• _Aim of the exercise_
Reproduce the listing below exactly, minus its pictures.

• _Recorded information_
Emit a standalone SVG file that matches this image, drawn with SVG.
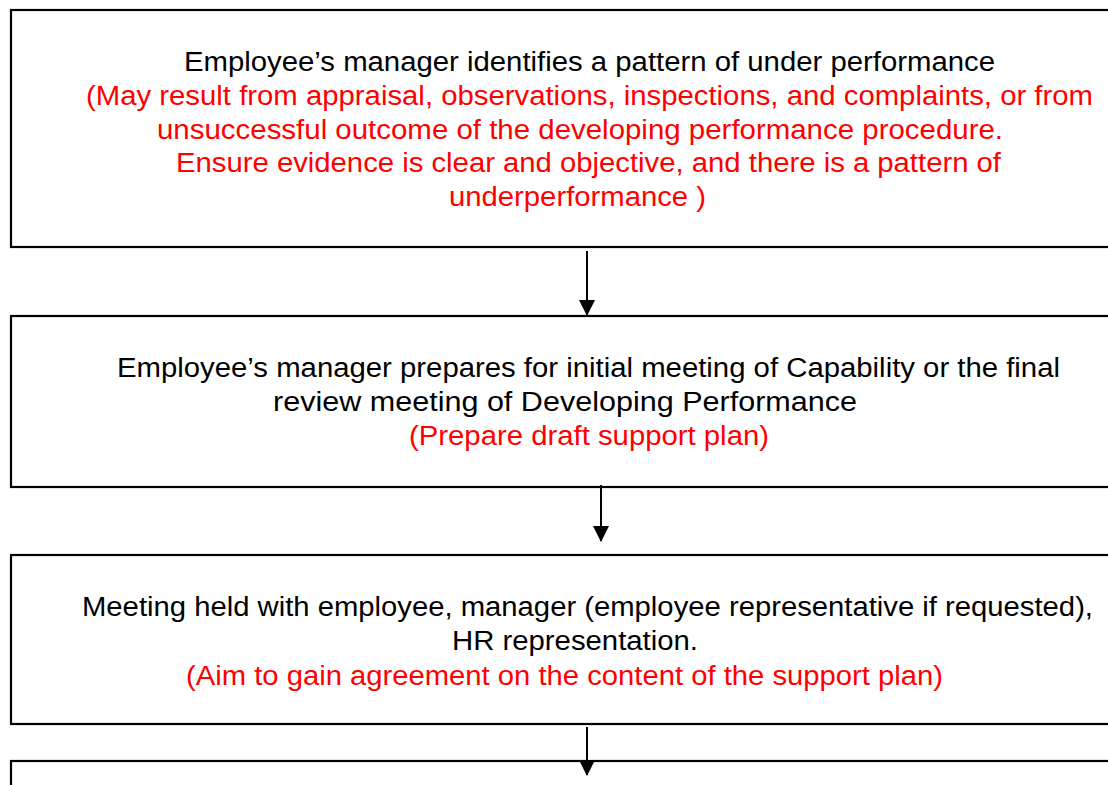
<svg xmlns="http://www.w3.org/2000/svg" width="1108" height="785" viewBox="0 0 1108 785">
  <style>
    .box { fill: #ffffff; stroke: #000000; stroke-width: 2.2; }
    .t { font-family: "Liberation Sans", Arial, sans-serif; font-size: 27px; }
    .k { fill: #000000; }
    .r { fill: #ff0000; }
    .link { stroke: #000000; stroke-width: 2; fill: none; marker-end: url(#arrow); }
  </style>
  <defs>
    <marker id="arrow" markerUnits="userSpaceOnUse" markerWidth="16" markerHeight="16" viewBox="0 0 16 16" refX="15" refY="8" orient="auto">
      <path d="M0,0 L16,8 L0,16 Z" fill="#000000"/>
    </marker>
  </defs>
  <rect width="1108" height="785" fill="#ffffff"/>

  <g id="step1">
    <rect class="box" x="11" y="10" width="1120" height="237"/>
    <text class="t k" x="184" y="71" textLength="811" lengthAdjust="spacingAndGlyphs">Employee’s manager identifies a pattern of under performance</text>
    <text class="t r" x="86" y="105" textLength="1007" lengthAdjust="spacingAndGlyphs">(May result from appraisal, observations, inspections, and complaints, or from</text>
    <text class="t r" x="157" y="139" textLength="846" lengthAdjust="spacingAndGlyphs">unsuccessful outcome of the developing performance procedure.</text>
    <text class="t r" x="176" y="172" textLength="825" lengthAdjust="spacingAndGlyphs">Ensure evidence is clear and objective, and there is a pattern of</text>
    <text class="t r" x="449" y="206" textLength="257" lengthAdjust="spacingAndGlyphs">underperformance )</text>
  </g>

  <g id="step2">
    <rect class="box" x="11" y="316" width="1120" height="171"/>
    <text class="t k" x="117" y="377" textLength="943" lengthAdjust="spacingAndGlyphs">Employee’s manager prepares for initial meeting of Capability or the final</text>
    <text class="t k" x="273" y="411" textLength="584" lengthAdjust="spacingAndGlyphs">review meeting of Developing Performance</text>
    <text class="t r" x="409" y="445" textLength="360" lengthAdjust="spacingAndGlyphs">(Prepare draft support plan)</text>
  </g>

  <g id="step3">
    <rect class="box" x="11" y="555" width="1120" height="169"/>
    <text class="t k" x="82" y="616" textLength="1011" lengthAdjust="spacingAndGlyphs">Meeting held with employee, manager (employee representative if requested),</text>
    <text class="t k" x="452" y="650" textLength="246" lengthAdjust="spacingAndGlyphs">HR representation.</text>
    <text class="t r" x="186" y="685" textLength="757" lengthAdjust="spacingAndGlyphs">(Aim to gain agreement on the content of the support plan)</text>
  </g>

  <g id="step4">
    <rect class="box" x="11" y="761" width="1120" height="60"/>
  </g>

  <g id="connectors">
    <line class="link" x1="587" y1="251" x2="587" y2="315"/>
    <line class="link" x1="601" y1="485" x2="601" y2="541"/>
    <line class="link" x1="587" y1="727" x2="587" y2="775"/>
  </g>
</svg>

• _Output of the exercise_
Emit a standalone SVG file that matches this image, drawn with SVG.
<svg xmlns="http://www.w3.org/2000/svg" width="1108" height="785" viewBox="0 0 1108 785">
  <style>
    .box { fill: #ffffff; stroke: #000000; stroke-width: 2.2; }
    .t { font-family: "Liberation Sans", Arial, sans-serif; font-size: 27px; }
    .k { fill: #000000; }
    .r { fill: #ff0000; }
    .link { stroke: #000000; stroke-width: 2; fill: none; marker-end: url(#arrow); }
  </style>
  <defs>
    <marker id="arrow" markerUnits="userSpaceOnUse" markerWidth="16" markerHeight="16" viewBox="0 0 16 16" refX="15" refY="8" orient="auto">
      <path d="M0,0 L16,8 L0,16 Z" fill="#000000"/>
    </marker>
  </defs>
  <rect width="1108" height="785" fill="#ffffff"/>

  <g id="step1">
    <rect class="box" x="11" y="10" width="1120" height="237"/>
    <text class="t k" x="184" y="71" textLength="811" lengthAdjust="spacingAndGlyphs">Employee’s manager identifies a pattern of under performance</text>
    <text class="t r" x="86" y="105" textLength="1007" lengthAdjust="spacingAndGlyphs">(May result from appraisal, observations, inspections, and complaints, or from</text>
    <text class="t r" x="157" y="139" textLength="846" lengthAdjust="spacingAndGlyphs">unsuccessful outcome of the developing performance procedure.</text>
    <text class="t r" x="176" y="172" textLength="825" lengthAdjust="spacingAndGlyphs">Ensure evidence is clear and objective, and there is a pattern of</text>
    <text class="t r" x="449" y="206" textLength="257" lengthAdjust="spacingAndGlyphs">underperformance )</text>
  </g>

  <g id="step2">
    <rect class="box" x="11" y="316" width="1120" height="171"/>
    <text class="t k" x="117" y="377" textLength="943" lengthAdjust="spacingAndGlyphs">Employee’s manager prepares for initial meeting of Capability or the final</text>
    <text class="t k" x="273" y="411" textLength="584" lengthAdjust="spacingAndGlyphs">review meeting of Developing Performance</text>
    <text class="t r" x="409" y="445" textLength="360" lengthAdjust="spacingAndGlyphs">(Prepare draft support plan)</text>
  </g>

  <g id="step3">
    <rect class="box" x="11" y="555" width="1120" height="169"/>
    <text class="t k" x="82" y="616" textLength="1011" lengthAdjust="spacingAndGlyphs">Meeting held with employee, manager (employee representative if requested),</text>
    <text class="t k" x="452" y="650" textLength="246" lengthAdjust="spacingAndGlyphs">HR representation.</text>
    <text class="t r" x="186" y="685" textLength="757" lengthAdjust="spacingAndGlyphs">(Aim to gain agreement on the content of the support plan)</text>
  </g>

  <g id="step4">
    <rect class="box" x="11" y="761" width="1120" height="60"/>
  </g>

  <g id="connectors">
    <line class="link" x1="587" y1="251" x2="587" y2="315"/>
    <line class="link" x1="601" y1="485" x2="601" y2="541"/>
    <line class="link" x1="587" y1="727" x2="587" y2="775"/>
  </g>
</svg>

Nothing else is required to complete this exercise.